Джангыз, «Кольцо» — так племя аталыка называло свой аул, потому что он находился в круглой впадине, со всех сторон окруженной отвесными скалами (они-то и были Кольцом). Чужие нарекли селение Канлырой, «Дом кровников», но прозвание это обидное, свои его никогда не употребляли. Это когда Зара была совсем маленькая, ата и диде говорили «Канлырой», «канлыройцы», а когда она сама стала тут жить, то сделалась не канлыройка, а джангызка. На время — пока не вырастет большая и не вернется к родителям. Но это еще надо подумать, возвращаться ли?
При мысли о возвращении и шестипалом Аль-Латыфе она нахмурилась, бросила мелок, стала смотреть вниз, на дорогу, по которой однажды приедут ее отсюда забирать.

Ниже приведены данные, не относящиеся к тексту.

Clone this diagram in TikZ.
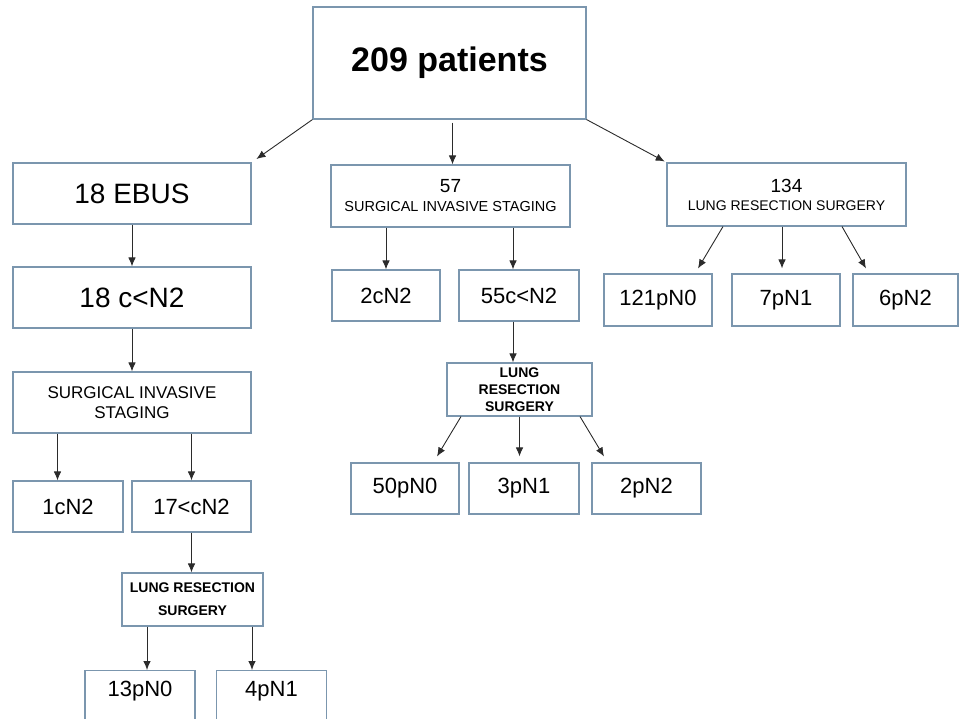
\documentclass[tikz,border=0pt]{standalone}
\usepackage{fontspec}
\setmainfont{Liberation Sans}
\usetikzlibrary{arrows.meta,positioning}
\definecolor{frame}{HTML}{7B96AE}
\definecolor{ink}{HTML}{2B2B2B}

\begin{document}
\begin{tikzpicture}[x=1pt,y=-1pt,>={Latex[length=9pt,width=7.5pt]}]
  \tikzstyle{box}=[draw=frame,line width=1.1pt,inner sep=0pt,align=center,font=\fontsize{22}{26}\selectfont]
  \tikzstyle{big}=[box,minimum width=238pt,minimum height=61pt,font=\fontsize{28}{32}\selectfont]
  \tikzstyle{caps}=[box,font=\fontsize{17}{20}\selectfont]
  \tikzstyle{lrs}=[box,font=\bfseries\fontsize{14}{17}\selectfont]
  \tikzstyle{leaf}=[box,minimum width=108pt,minimum height=51pt]
  \tikzstyle{cut}=[box,anchor=north,minimum width=110pt,minimum height=60pt,text height=16pt,text depth=24pt]
  \tikzstyle{arr}=[->,draw=ink,line width=0.9pt]
  \path[use as bounding box,clip] (0,0) rectangle (960,718);
  % top
  \node[box,minimum width=273pt,minimum height=112pt,font=\bfseries\fontsize{34}{38}\selectfont] (top) at (449.5,63) {209 patients};
  % left branch
  \node[big] (ebus) at (132,193.5) {18 EBUS};
  \node[big] (lcn2) at (132,297.5) {18 c<N2};
  \node[caps,minimum width=238pt,minimum height=61pt] (lsis) at (132,402.5) {SURGICAL INVASIVE\\STAGING};
  \node[leaf,minimum width=110pt] (l1) at (68,506.5) {1cN2};
  \node[leaf,minimum width=119pt] (l17) at (191.5,506.5) {17<cN2};
  \node[lrs,minimum width=141pt,minimum height=53pt,font=\bfseries\fontsize{14}{23}\selectfont] (llrs) at (192.5,599.5) {LUNG RESECTION\\SURGERY};
  \node[cut] (l13) at (140,670) {13pN0};
  \node[cut] (l4) at (271.5,670) {4pN1};
  % middle branch
  \node[box,minimum width=239pt,minimum height=62pt,font=\fontsize{14.5}{19}\selectfont] (m57) at (450.5,196) {{\fontsize{19}{19}\selectfont 57}\\SURGICAL INVASIVE STAGING};
  \node[leaf] (m2) at (386,295.5) {2cN2};
  \node[leaf,minimum width=120pt] (m55) at (519,295.5) {55c<N2};
  \node[lrs,minimum width=145pt,minimum height=53pt] (mlrs) at (519.5,389.5) {LUNG\\RESECTION\\SURGERY};
  \node[leaf] (m50) at (405,488.5) {50pN0};
  \node[leaf,minimum width=110pt] (m3) at (524,488.5) {3pN1};
  \node[leaf,minimum width=109pt] (m2p) at (646.5,488.5) {2pN2};
  % right branch
  \node[box,minimum width=239pt,minimum height=63pt,font=\fontsize{14}{18}\selectfont] (r134) at (786.5,194.5) {{\fontsize{19}{18}\selectfont 134}\\LUNG RESECTION SURGERY};
  \node[leaf,minimum height=52pt] (r121) at (658,300) {121pN0};
  \node[leaf,minimum height=52pt] (r7) at (786,300) {7pN1};
  \node[leaf,minimum width=105pt,minimum height=52pt] (r6) at (905.5,300) {6pN2};
  % arrows from the top
  \draw[arr,shorten >=6pt] (top.south west) -- (ebus.north east);
  \draw[arr,shorten <=3pt] ([xshift=3pt]top.south) -- ([xshift=3pt]top.south |- m57.north);
  \draw[arr,shorten >=2pt] (top.south east) -- (r134.north west);
  % left arrows
  \draw[arr] (ebus) -- (lcn2);
  \draw[arr] (lcn2) -- (lsis);
  \coordinate (a1) at ([xshift=-74.5pt]lsis.south);
  \draw[arr] (a1) -- (a1 |- l1.north);
  \draw[arr] (lsis.south -| l17) -- (l17);
  \draw[arr] (l17.south) -- (l17.south |- llrs.north);
  \coordinate (a2) at ([xshift=-45.5pt]llrs.south);
  \coordinate (a3) at ([xshift=59.5pt]llrs.south);
  \draw[arr] (a2) -- (a2 |- l13.north);
  \draw[arr] (a3) -- (a3 |- l4.north);
  % middle arrows
  \draw[arr] (m57.south -| m2) -- (m2);
  \coordinate (b1) at ([xshift=62.5pt]m57.south);
  \draw[arr] (b1) -- (b1 |- m55.north);
  \coordinate (b2) at ([xshift=-6pt]m55.south);
  \draw[arr] (b2) -- (b2 |- mlrs.north);
  \draw[arr] ([xshift=-58.5pt]mlrs.south) -- ([xshift=32pt,yshift=6pt]m50.north);
  \draw[arr,shorten >=6pt] (mlrs.south) -- (mlrs.south |- m3.north);
  \draw[arr] ([xshift=60.5pt]mlrs.south) -- ([xshift=-42.5pt,yshift=6pt]m2p.north);
  % right arrows
  \draw[arr] ([xshift=-63.5pt]r134.south) -- ([xshift=40pt,yshift=5pt]r121.north);
  \draw[arr,shorten >=5pt] ([xshift=-4.5pt]r134.south) -- ([xshift=-4.5pt]r134.south |- r7.north);
  \draw[arr] ([xshift=55.5pt]r134.south) -- ([xshift=-39.5pt,yshift=5pt]r6.north);
\end{tikzpicture}
\end{document}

Но сразу забыла об этом. На дороге было интересно. По ней в сторону Ворот ехали всадники. Глаза у Зары были, как у орлицы. Конные были еще очень далеко, только выезжали из дальнего ущелья, а она уже видела, что их трое и одна лошадь в поводу. Дозорные пока ничего не заметили — сверху было видно, как они сидят на вышке и кидают на доске свои костяшки (скучная, тупая игра).
Вытерев нос рукавом бешмета, Зара стала быстро и ловко спускаться по внешнему обрыву. Никто другой не смог бы, а она знала каждый выступ, каждую выемку. Иногда из-под ее ноги в узком сафьяновом сапожке сыпались камни. Но часовые не поднимали голов, хотя наверняка слышали звук. В скалах всегда что-то сыплется. И потом, где им заметить Зару? Прильнет к камням — и нет ее.
Заметили они ее, только когда она уже спустилась и села на корточки у частокола. Стала ждать, когда подъедут всадники.
— Э, гляди, — сказал криворотый щекастый Масхуд (Зара смотрела, как шевелятся его красные губы). — Как она прошла через ворота? Я не видал. Чудна́я она. Тихая, как ящерица.